O senhor pode explicar melhor como funciona essa mentalidade dependente? 

As pessoas que dependem de programas sociais vivem um duplo jogo de mentira. Elas sabem que, quando lhes dizem que são independentes, porque têm uma casa e uma renda, na verdade, tudo isso não lhes pertence de fato. Tome o exemplo real de uma mulher nessa situação, que, inclusive, tive a oportunidade de visitar. Ela morava em uma casa simples, dada a ela pelo governo. Observei que não cuidava da casa e não limpava o jardim. Quando lhe indaguei a respeito, sua resposta foi que já havia solicitado que o serviço social providenciasse a limpeza. Em resumo, vive-se uma mentira de ambas as partes. O Estado afirma que cuida de você, quando na verdade nada mais faz que cumprir com suas metas sociais. A burocracia não se importa de fato com quem você é enquanto pessoa nem vai cuidar de você como você cuidaria de seu próprio filho. O que a burocracia quer são números para apresentar. Já o cidadão aceita o discurso paternalista, enquanto alimenta uma falsa sensação de autonomia e independência. Como no exemplo que citei, ainda que diga que a casa é do cidadão, na verdade, para ele não é — pertence ao Estado — e, portanto, quem deve cuidar e limpar é o Estado.

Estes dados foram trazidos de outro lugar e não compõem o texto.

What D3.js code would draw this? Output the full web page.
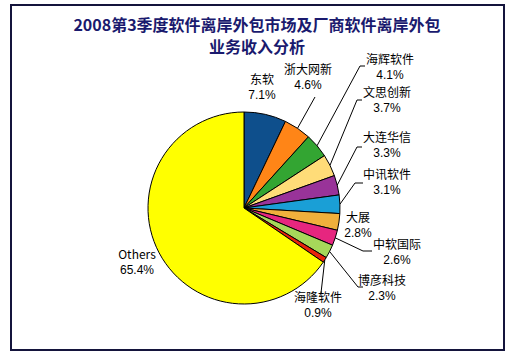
<!DOCTYPE html>
<html><head><meta charset="utf-8">
<script src="https://cdn.jsdelivr.net/npm/d3@7/dist/d3.min.js"></script>
<style>body{margin:0;background:#fff;}svg{display:block;}</style>
</head><body>
<script>
const categories = ["东软","浙大网新","海辉软件","文思创新","大连华信","中讯软件","大展","中软国际","博彦科技","海隆软件","Others"];
const values = [7.1,4.6,4.1,3.7,3.3,3.1,2.8,2.6,2.3,0.9,65.4];
const valueLabels = ["7.1%","4.6%","4.1%","3.7%","3.3%","3.1%","2.8%","2.6%","2.3%","0.9%","65.4%"];
const colors = ["#0e4f8c","#ff8517","#33a532","#ffdc78","#993399","#1a9fd6","#f0b03c","#e6267f","#a6d85a","#e8240c","#ffff00"];
const titleLines = ["2008第3季度软件离岸外包市场及厂商软件离岸外包","业务收入分析"];

// layout (label anchor positions and leader elbows)
const labelPos = [[262,80],[308,70],[390,60],[387,93],[387,138],[387,175],[358,218],[397,245],[382,281],[318,298],[137,255]];
const elbows = [null,[315,97],[360,66],[357,100],[357,147],[355,183],null,[363,251],[358,287],[321,293],null];
const ticks  = [null,null,[365,66],[362,100],[362,147],[363,183],null,[372,251],[363,287],null,null];

const W=526,H=355, cx=244, cy=208, R=96;
const svg=d3.select("body").append("svg").attr("width",W).attr("height",H);
svg.append("rect").attr("x",11).attr("y",5).attr("width",493).attr("height",345)
  .attr("fill","#fff").attr("stroke","#14143c").attr("stroke-width",2);

svg.selectAll("text.title").data(titleLines).join("text").attr("class","title")
  .attr("x",257).attr("y",(d,i)=>31+i*22).attr("text-anchor","middle")
  .attr("font-family","'Noto Sans CJK SC',sans-serif").attr("font-weight","bold")
  .attr("font-size",16).attr("fill","#1a1a6e").text(d=>d);

const pie=d3.pie().sort(null).value(d=>d)(values);
const arc=d3.arc().innerRadius(0).outerRadius(R);
const g=svg.append("g").attr("transform",`translate(${cx},${cy})`);
g.selectAll("path").data(pie).join("path").attr("d",arc)
  .attr("fill",(d,i)=>colors[i]).attr("stroke","#000").attr("stroke-width",1);

// leader lines
pie.forEach((d,i)=>{
  if(!elbows[i]) return;
  const a=(d.startAngle+d.endAngle)/2;
  const sx=cx+R*Math.sin(a), sy=cy-R*Math.cos(a);
  const pts=[[sx,sy],elbows[i]];
  if(ticks[i]) pts.push(ticks[i]);
  svg.append("path").attr("d",d3.line()(pts)).attr("fill","none").attr("stroke","#000").attr("stroke-width",1);
});

const lg=svg.append("g").attr("font-family","'Noto Sans CJK SC',sans-serif").attr("font-size",12).attr("fill","#000");
categories.forEach((c,i)=>{
  const [x,y]=labelPos[i];
  lg.append("text").attr("x",x).attr("y",y+4).attr("text-anchor","middle").text(c);
  lg.append("text").attr("x",x).attr("y",y+19).attr("text-anchor","middle").attr("font-family","Arial, 'Liberation Sans', sans-serif").text(valueLabels[i]);
});
</script>
</body></html>
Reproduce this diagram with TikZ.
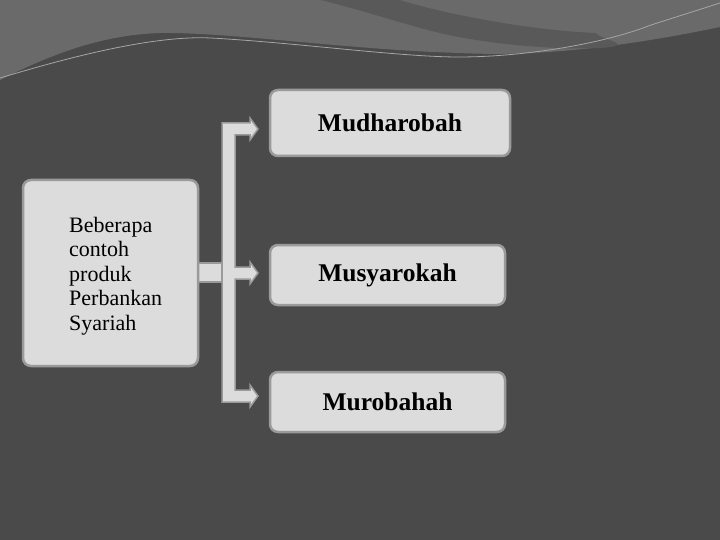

O senhor votou a favor do Brexit. Dois anos depois, como está a situação no Reino Unido?

Nem melhor, nem pior. Temos nossos problemas, nossa burocracia infernal. Deixarmos de estar integrados à União Europeia em nada mudou nosso baixo nível educacional, por exemplo. A ideia de sair do grupo, pelo menos na teoria, era muito mais para resgatar nossa autonomia, trazer o controle de volta para o ambiente doméstico. Além disso, acredito que, no longo prazo — provavelmente não estarei vivo para ver —, a União Europeia caminha para uma guerra civil nos moldes da Guerra Civil americana. A ideia política de povos unidos sem algo que de fato os vincule pode ser desastrosa.